Your goal = Exactly retype the lines from the top of the data through the line containing "0.99, 0.998, 1.0];", leaving out every picture.
___
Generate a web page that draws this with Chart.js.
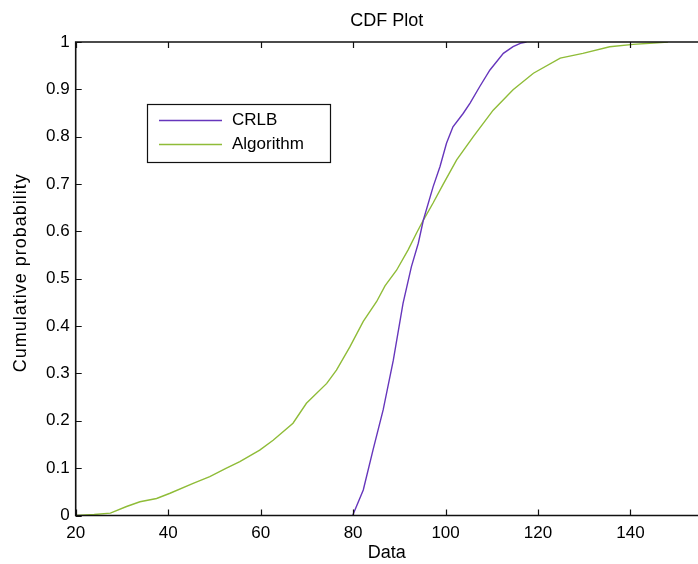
<!DOCTYPE html>
<html>
<head>
<meta charset="utf-8">
<script src="https://cdn.jsdelivr.net/npm/chart.js@4.4.0/dist/chart.umd.min.js"></script>
<style>
html, body { margin: 0; padding: 0; background: #fff; }
</style>
</head>
<body>
<canvas id="cdfCanvas" width="698" height="564"></canvas>
<script>
// values
var crlbX = [79.9, 82.2, 84.3, 86.5, 88.7, 90.8, 92.6, 94.1, 95.2, 97.3, 98.8, 100.2, 101.6, 103.8, 105.3, 107.4, 109.6, 112.5, 114.6, 116.4, 117.5];
var crlbY = [0, 0.054, 0.138, 0.223, 0.328, 0.448, 0.525, 0.575, 0.624, 0.694, 0.737, 0.786, 0.821, 0.849, 0.871, 0.906, 0.941, 0.976, 0.99, 0.998, 1.0];

var algX = [20, 24, 27.5, 31, 33.9, 37.5, 40.4, 45.4, 49.0, 52.6, 55.5, 59.8, 62.7, 67.0, 69.9, 74.3, 76.4, 79.3, 82.2, 85.1, 86.9, 89.4, 91.9, 93.7, 95.2, 97.3, 99.5, 102.4, 106.0, 110.3, 114.6, 119.0, 124.8, 129.7, 135.5, 140.6, 145, 148.1];
var algY = [0, 0.002, 0.005, 0.019, 0.029, 0.036, 0.047, 0.068, 0.082, 0.10, 0.114, 0.138, 0.159, 0.195, 0.237, 0.279, 0.307, 0.356, 0.41, 0.452, 0.485, 0.518, 0.561, 0.596, 0.624, 0.66, 0.70, 0.751, 0.80, 0.856, 0.899, 0.934, 0.966, 0.976, 0.99, 0.995, 0.998, 1.0];

var seriesNames = ["CRLB", "Algorithm"];
var xTicks = [20, 40, 60, 80, 100, 120, 140];
var yTicks = [0, 0.1, 0.2, 0.3, 0.4, 0.5, 0.6, 0.7, 0.8, 0.9, 1];
var yTickLabels = ["0", "0.1", "0.2", "0.3", "0.4", "0.5", "0.6", "0.7", "0.8", "0.9", "1"];

var titleText = "CDF Plot";
var xTitle = "Data";
var yTitle = "Cumulative probability";

var fontFamily = "'Liberation Sans', Arial, sans-serif";

function toPoints(xs, ys){
	var pts = [];
	for (var i = 0; i < xs.length; i++) { pts.push({x: xs[i], y: ys[i]}); }
	return pts;
}

// frame, inward ticks, titles and the boxed legend, matlab style
var matlabAxes = {
	id: "matlabAxes",
	afterDraw: function(chart){
		var ctx = chart.ctx;
		var a = chart.chartArea;
		var xs = chart.scales.x, ys = chart.scales.y;
		ctx.save();
		ctx.strokeStyle = "#111";
		ctx.lineWidth = 1.6;
		ctx.beginPath();
		ctx.moveTo(a.right, a.top);
		ctx.lineTo(a.left, a.top);
		ctx.lineTo(a.left, a.bottom);
		ctx.lineTo(a.right, a.bottom);
		ctx.stroke();

		ctx.lineWidth = 1.2;
		ctx.beginPath();
		xTicks.forEach(function(v){
			var px = Math.round(xs.getPixelForValue(v)) + 0.5;
			ctx.moveTo(px, a.bottom); ctx.lineTo(px, a.bottom - 6);
			ctx.moveTo(px, a.top); ctx.lineTo(px, a.top + 6);
		});
		yTicks.forEach(function(v){
			var py = Math.round(ys.getPixelForValue(v)) + 0.5;
			ctx.moveTo(a.left, py); ctx.lineTo(a.left + 6, py);
		});
		ctx.stroke();

		var cx = (a.left + a.right) / 2;
		ctx.fillStyle = "#000";
		ctx.font = "18px " + fontFamily;
		ctx.textAlign = "center";
		ctx.textBaseline = "middle";
		ctx.fillText(titleText, cx, 21);
		ctx.fillText(xTitle, cx, 553);
		ctx.save();
		ctx.translate(21, (a.top + a.bottom) / 2 - 6);
		ctx.rotate(-Math.PI / 2);
		ctx.letterSpacing = "1px";
		ctx.fillText(yTitle, 0, 0);
		ctx.restore();

		// legend box
		ctx.fillStyle = "#fff";
		ctx.fillRect(147, 104, 183, 58);
		ctx.strokeStyle = "#111";
		ctx.lineWidth = 1.2;
		ctx.strokeRect(147.5, 104.5, 183, 58);
		ctx.font = "17px " + fontFamily;
		var rows = [120, 144];
		chart.data.datasets.forEach(function(ds, i){
			ctx.strokeStyle = ds.borderColor;
			ctx.lineWidth = 1.5;
			ctx.beginPath();
			ctx.moveTo(159, rows[i] + 0.5);
			ctx.lineTo(222, rows[i] + 0.5);
			ctx.stroke();
			ctx.fillStyle = "#000";
			ctx.textAlign = "left";
			ctx.fillText(ds.label, 232, rows[i]);
		});
		ctx.restore();
	}
};

var ctx = document.getElementById("cdfCanvas");
var cdfChart = new Chart(ctx, {
	type: "scatter",
	data: {
		datasets: [
			{
				label: seriesNames[0],
				data: toPoints(crlbX, crlbY),
				showLine: true,
				borderColor: "#6636bc",
				borderWidth: 1.4,
				pointRadius: 0,
				tension: 0
			},
			{
				label: seriesNames[1],
				data: toPoints(algX, algY),
				showLine: true,
				borderColor: "#8fbc38",
				borderWidth: 1.4,
				pointRadius: 0,
				tension: 0
			}
		]
	},
	options: {
		responsive: false,
		animation: false,
		layout: { padding: { top: 42, right: 0, left: 0, bottom: 0 } },
		plugins: {
			legend: { display: false },
			title: { display: false },
			tooltip: { enabled: false }
		},
		scales: {
			x: {
				type: "linear",
				min: 20,
				max: 154.6,
				afterBuildTicks: function(s){ s.ticks = xTicks.map(function(v){ return {value: v}; }); },
				afterFit: function(s){ s.height = 48.5; },
				grid: { display: false, drawTicks: false },
				border: { display: false },
				ticks: {
					color: "#000",
					padding: 8,
					maxRotation: 0,
					autoSkip: false,
					font: { family: fontFamily, size: 17 }
				}
			},
			y: {
				min: 0,
				max: 1,
				afterBuildTicks: function(s){ s.ticks = yTicks.map(function(v){ return {value: v}; }); },
				afterFit: function(s){ s.width = 75.7; },
				grid: { display: false, drawTicks: false },
				border: { display: false },
				ticks: {
					color: "#000",
					padding: 6,
					autoSkip: false,
					font: { family: fontFamily, size: 17 },
					callback: function(v, i){ return yTickLabels[i]; }
				}
			}
		}
	},
	plugins: [matlabAxes]
});
</script>
</body>
</html>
___
Task solution =
Generate a web page that draws this with Chart.js.
<!DOCTYPE html>
<html>
<head>
<meta charset="utf-8">
<script src="https://cdn.jsdelivr.net/npm/chart.js@4.4.0/dist/chart.umd.min.js"></script>
<style>
html, body { margin: 0; padding: 0; background: #fff; }
</style>
</head>
<body>
<canvas id="cdfCanvas" width="698" height="564"></canvas>
<script>
// values
var crlbX = [79.9, 82.2, 84.3, 86.5, 88.7, 90.8, 92.6, 94.1, 95.2, 97.3, 98.8, 100.2, 101.6, 103.8, 105.3, 107.4, 109.6, 112.5, 114.6, 116.4, 117.5];
var crlbY = [0, 0.054, 0.138, 0.223, 0.328, 0.448, 0.525, 0.575, 0.624, 0.694, 0.737, 0.786, 0.821, 0.849, 0.871, 0.906, 0.941, 0.976, 0.99, 0.998, 1.0];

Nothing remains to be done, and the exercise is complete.